Friday, June 29, 2007

Employers in Sexual Harassments Beware

Literally, an employer’s obligation with regard to sexual harassment starts even before the illegal act begins. Employers have an obligation to make sure that their employees are working in a place free from sexual harassment.

There are a lot of things that employers can do to save them selves from being sued for sexual harassment committed by their employees to another employee. First, employers can disseminate general information on facts relating to sexual harassment in the work place. Employers must also be firm and serious in making a statement policy against sexual harassment. Employers must also assure that employees who report sexual harassment incidents do not get ostracized or retaliated against. Furthermore, a grievance machinery or investigation mechanism to address complaints of sexual harassment cases should be well established.

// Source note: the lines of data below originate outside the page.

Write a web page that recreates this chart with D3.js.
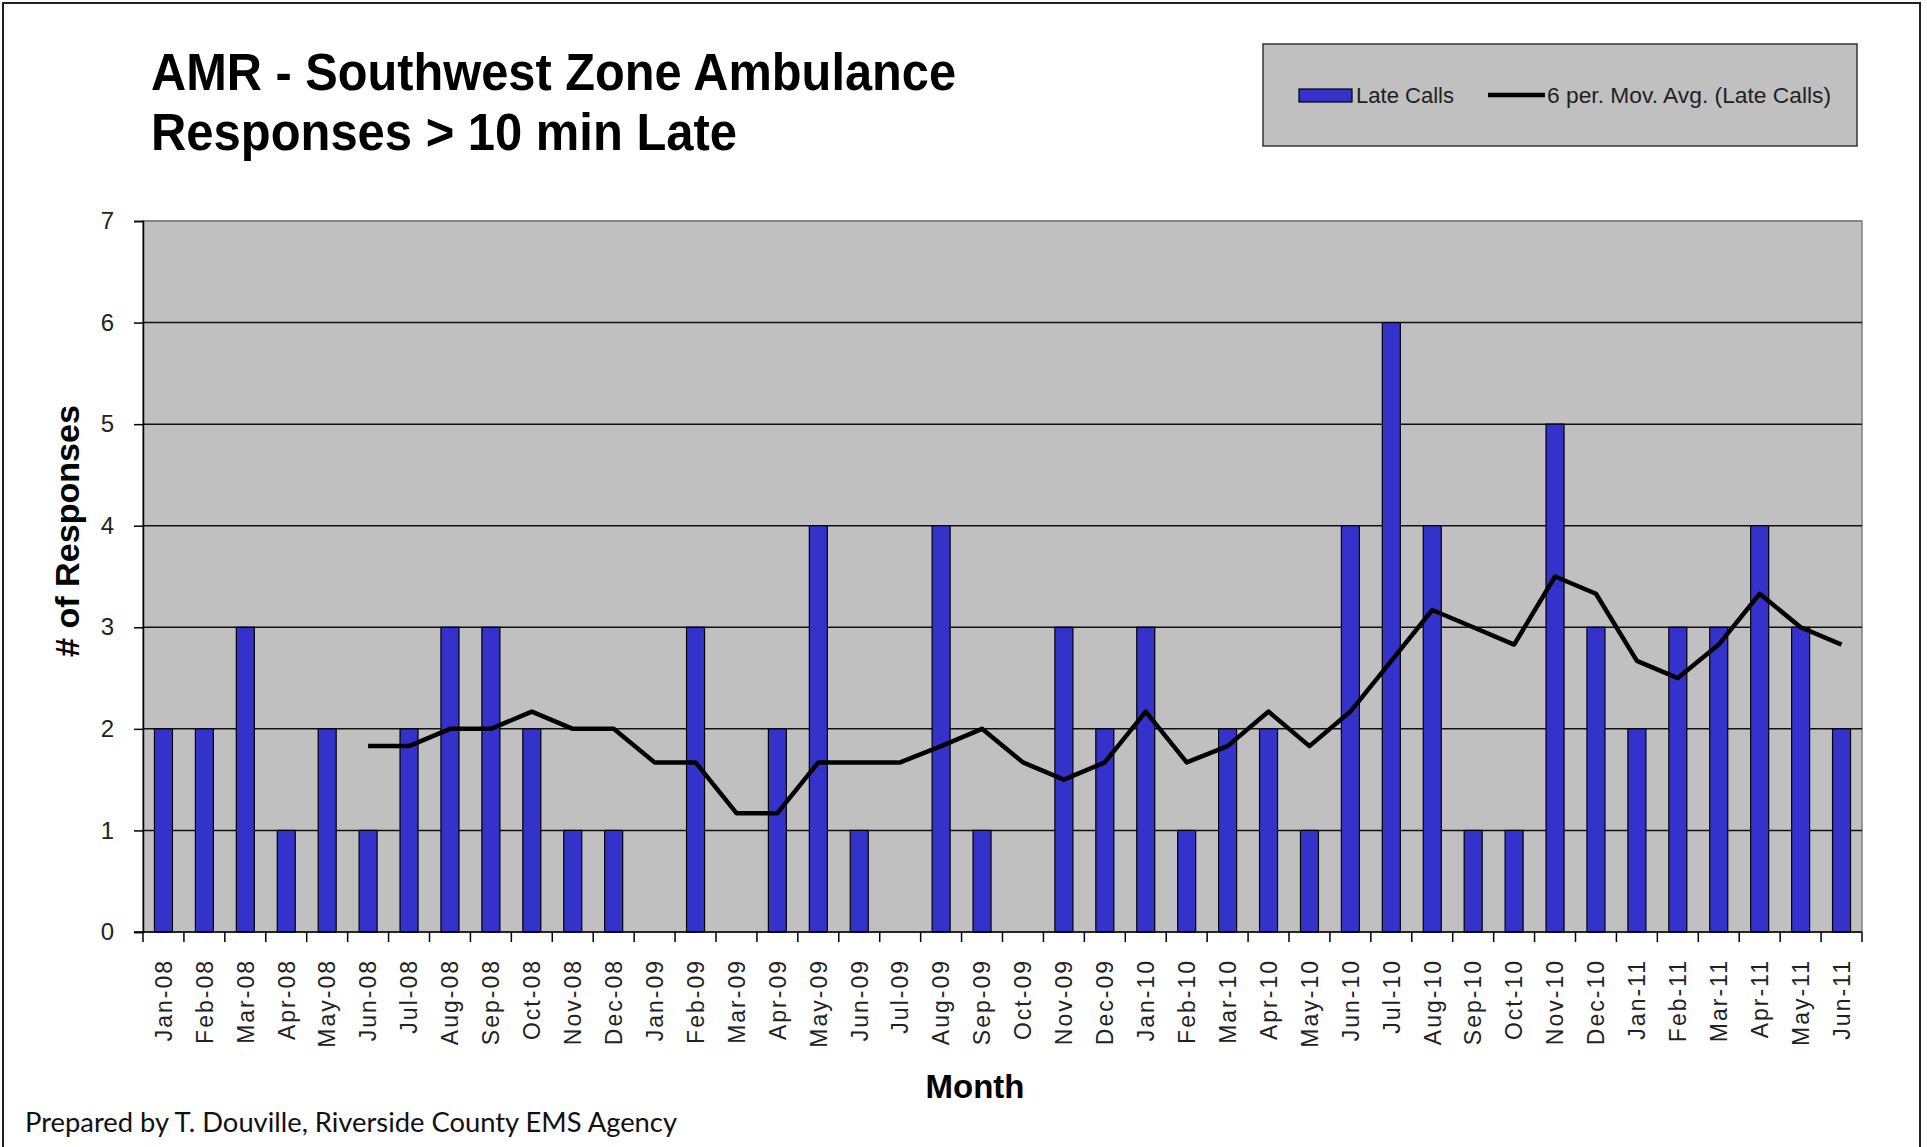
<!DOCTYPE html>
<html>
<head>
<meta charset="utf-8">
<script src="https://cdn.jsdelivr.net/npm/d3@7"></script>
<style>
  body { margin: 0; background: #fff; }
</style>
</head>
<body>
<div id="wrapper"></div>
<script>
// Data
const months = ["Jan-08","Feb-08","Mar-08","Apr-08","May-08","Jun-08","Jul-08","Aug-08","Sep-08","Oct-08","Nov-08","Dec-08",
  "Jan-09","Feb-09","Mar-09","Apr-09","May-09","Jun-09","Jul-09","Aug-09","Sep-09","Oct-09","Nov-09","Dec-09",
  "Jan-10","Feb-10","Mar-10","Apr-10","May-10","Jun-10","Jul-10","Aug-10","Sep-10","Oct-10","Nov-10","Dec-10",
  "Jan-11","Feb-11","Mar-11","Apr-11","May-11","Jun-11"]
const lateCalls = [2,2,3,1,2,1,2,3,3,2,1,1, 0,3,0,2,4,1,0,4,1,0,3,2, 3,1,2,2,1,4,6,4,1,1,5,3, 2,3,3,4,3,2]
const movAvg = [null,null,null,null,null,1.83,1.83,2,2,2.17,2,2,
  1.67,1.67,1.17,1.17,1.67,1.67,1.67,1.83,2,1.67,1.5,1.67,
  2.17,1.67,1.83,2.17,1.83,2.17,2.67,3.17,3,2.83,3.5,3.33,
  2.67,2.5,2.83,3.33,3,2.83]
const yTicks = [0,1,2,3,4,5,6,7]

const sans = "'Liberation Sans', Arial, sans-serif"

function drawChart() {
    // Chart dimensions
    let dimensions = {
        width: 1927,
        height: 1147,
        margin: { top: 221, right: 65, bottom: 215, left: 143 },
    }
    dimensions.boundedWidth = dimensions.width - dimensions.margin.left - dimensions.margin.right
    dimensions.boundedHeight = dimensions.height - dimensions.margin.top - dimensions.margin.bottom

    const wrapper = d3.select("#wrapper")
        .append("svg")
            .attr("width", dimensions.width)
            .attr("height", dimensions.height)
            .style("font-family", sans)

    // outer frame
    wrapper.append("rect")
        .attr("x", 3).attr("y", 3)
        .attr("width", 1917).attr("height", 1160)
        .attr("fill", "#fff")
        .attr("stroke", "#222")
        .attr("stroke-width", 2)

    const bounds = wrapper.append("g")
        .attr("transform", `translate(${dimensions.margin.left},${dimensions.margin.top})`)

    // Scales
    const xScale = d3.scaleBand()
        .domain(months)
        .range([0, dimensions.boundedWidth])
        .paddingInner(0.56)
        .paddingOuter(0.28)

    const yScale = d3.scaleLinear()
        .domain([0, 7])
        .range([dimensions.boundedHeight, 0])

    // plot area
    bounds.append("rect")
        .attr("width", dimensions.boundedWidth)
        .attr("height", dimensions.boundedHeight)
        .attr("fill", "#c0c0c0")
        .attr("stroke", "#808080")
        .attr("stroke-width", 1.5)

    // gridlines
    bounds.append("g")
        .selectAll("line")
        .data(yTicks.filter(d => d > 0))
        .join("line")
            .attr("x1", 0)
            .attr("x2", dimensions.boundedWidth)
            .attr("y1", d => yScale(d))
            .attr("y2", d => yScale(d))
            .attr("stroke", d => d == 7 ? "#808080" : "#111")
            .attr("stroke-width", 1.5)

    // bars
    bounds.append("g")
        .selectAll("rect")
        .data(lateCalls)
        .join("rect")
            .attr("x", (d, i) => xScale(months[i]))
            .attr("y", d => yScale(d))
            .attr("width", xScale.bandwidth())
            .attr("height", d => dimensions.boundedHeight - yScale(d))
            .attr("fill", "#3333cc")
            .attr("stroke", "#000")
            .attr("stroke-width", 1.2)

    // moving average line
    const lineGenerator = d3.line()
        .defined(d => d != null)
        .x((d, i) => xScale(months[i]) + xScale.bandwidth() / 2)
        .y(d => yScale(d))

    bounds.append("path")
        .attr("d", lineGenerator(movAvg))
        .attr("fill", "none")
        .attr("stroke", "#000")
        .attr("stroke-width", 4.5)
        .attr("stroke-linejoin", "round")

    // y axis
    const yAxis = bounds.append("g")
        .call(d3.axisLeft(yScale).tickValues(yTicks).tickFormat(d3.format("d")).tickSize(9).tickPadding(20))
    yAxis.select(".domain").attr("stroke", "#000").attr("stroke-width", 1.5)
    yAxis.selectAll(".tick line").attr("stroke", "#000").attr("stroke-width", 1.5)
    yAxis.selectAll(".tick text")
        .attr("font-family", null)
        .attr("font-size", 24)
        .attr("fill", "#222")

    // x axis: ticks between the categories
    const xAxis = bounds.append("g")
        .attr("transform", `translate(0,${dimensions.boundedHeight})`)
    xAxis.append("line")
        .attr("x1", -9).attr("x2", dimensions.boundedWidth)
        .attr("stroke", "#000").attr("stroke-width", 1.5)
    const step = xScale.step()
    xAxis.selectAll(".xtick")
        .data(d3.range(months.length + 1))
        .join("line")
            .attr("class", "xtick")
            .attr("x1", i => i < months.length ? xScale(months[i]) - step * 0.28 : dimensions.boundedWidth)
            .attr("x2", i => i < months.length ? xScale(months[i]) - step * 0.28 : dimensions.boundedWidth)
            .attr("y1", 0).attr("y2", 10)
            .attr("stroke", "#000").attr("stroke-width", 1.5)
    xAxis.selectAll(".xlabel")
        .data(months)
        .join("text")
            .attr("class", "xlabel")
            .attr("transform", d => `translate(${xScale(d) + xScale.bandwidth() / 2},27) rotate(-90)`)
            .attr("text-anchor", "end")
            .attr("dy", "0.36em")
            .attr("font-size", 23)
            .attr("letter-spacing", 2)
            .attr("fill", "#222")
            .text(d => d)

    // title
    const title = wrapper.append("text")
        .attr("font-size", 51)
        .attr("font-weight", "bold")
    title.append("tspan").attr("x", 151).attr("y", 90)
        .attr("textLength", 805).attr("lengthAdjust", "spacingAndGlyphs")
        .text("AMR - Southwest Zone Ambulance")
    title.append("tspan").attr("x", 151).attr("y", 150)
        .attr("textLength", 586).attr("lengthAdjust", "spacingAndGlyphs")
        .text("Responses > 10 min Late")

    // axis titles
    wrapper.append("text")
        .attr("transform", "translate(79,531) rotate(-90)")
        .attr("text-anchor", "middle")
        .attr("font-size", 33)
        .attr("font-weight", "bold")
        .attr("textLength", 252)
        .attr("lengthAdjust", "spacingAndGlyphs")
        .text("# of Responses")

    wrapper.append("text")
        .attr("x", 975)
        .attr("y", 1098)
        .attr("text-anchor", "middle")
        .attr("font-size", 33)
        .attr("font-weight", "bold")
        .text("Month")

    // legend
    const legend = wrapper.append("g")
    legend.append("rect")
        .attr("x", 1263).attr("y", 44)
        .attr("width", 594).attr("height", 102)
        .attr("fill", "#c0c0c0")
        .attr("stroke", "#333")
        .attr("stroke-width", 1.5)
    legend.append("rect")
        .attr("x", 1299).attr("y", 89)
        .attr("width", 53).attr("height", 13)
        .attr("fill", "#3333cc")
        .attr("stroke", "#000")
        .attr("stroke-width", 1.2)
    legend.append("text")
        .attr("x", 1356).attr("y", 103)
        .attr("font-size", 22)
        .attr("fill", "#222")
        .attr("textLength", 98)
        .attr("lengthAdjust", "spacingAndGlyphs")
        .text("Late Calls")
    legend.append("line")
        .attr("x1", 1488).attr("x2", 1545)
        .attr("y1", 95).attr("y2", 95)
        .attr("stroke", "#000")
        .attr("stroke-width", 4.5)
    legend.append("text")
        .attr("x", 1547).attr("y", 103)
        .attr("font-size", 22)
        .attr("fill", "#222")
        .attr("textLength", 284)
        .attr("lengthAdjust", "spacingAndGlyphs")
        .text("6 per. Mov. Avg. (Late Calls)")

    // footer
    wrapper.append("text")
        .attr("x", 25)
        .attr("y", 1132)
        .style("font-family", "Lato, 'Open Sans', sans-serif")
        .attr("font-size", 26)
        .attr("textLength", 652)
        .attr("lengthAdjust", "spacingAndGlyphs")
        .attr("fill", "#111")
        .text("Prepared by T. Douville, Riverside County EMS Agency")
}

drawChart()
</script>
</body>
</html>
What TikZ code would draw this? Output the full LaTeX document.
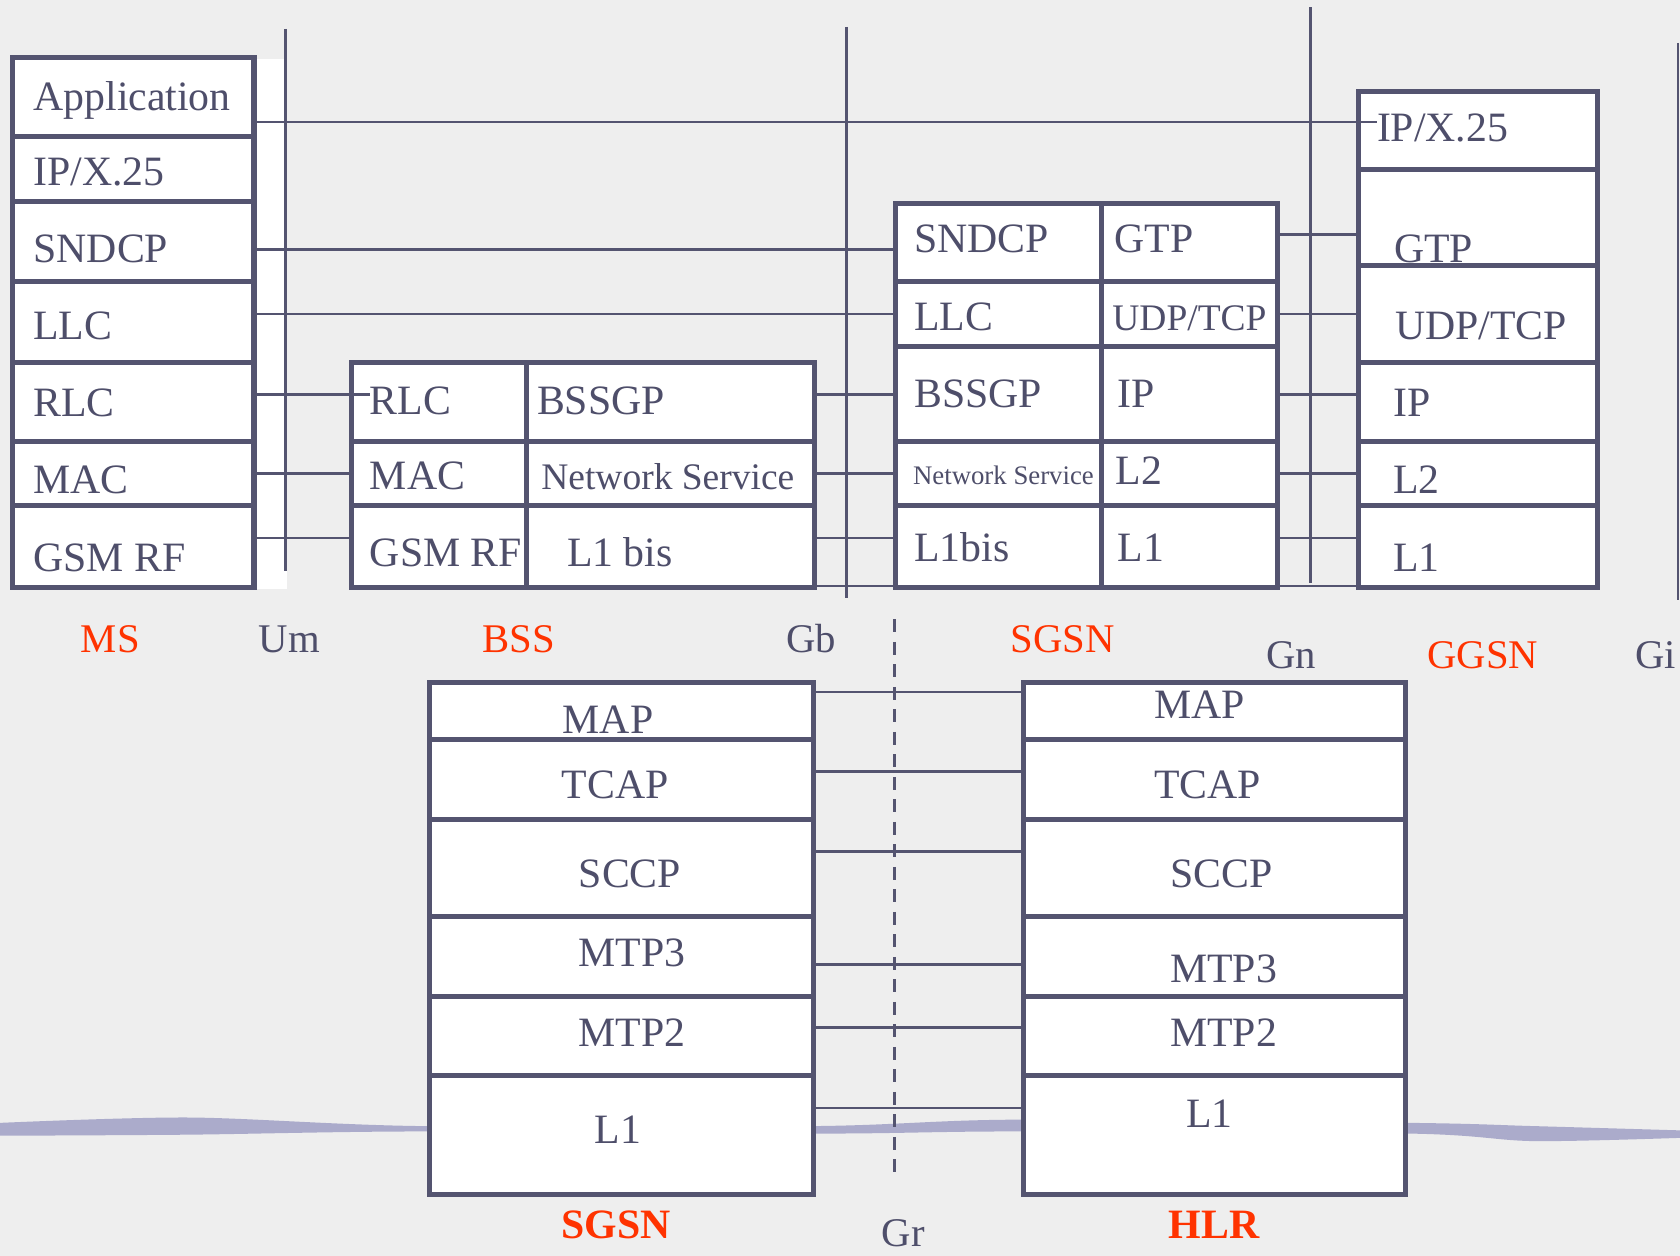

Unfortunately, however careful employers might be in preventing sexual harassment in their work places, they are still not saved from the strict liability theory being imposed by the state of California for the conduct of their supervisors and managers regardless of their best efforts to prevent and to remedy harassment.

In strict liability theory, employers can be liable for sexual harassment on the reason that they should have known of the harassment being committed by their supervisors under the theory of respondent superior. Negligent hiring of employees is also another reason for holding employers liable for the wrongful act committed by their other employees.

In any event, great caution is the order of the day for employers in making sure that their employees together with their supervisors and managers behave respectably towards one another.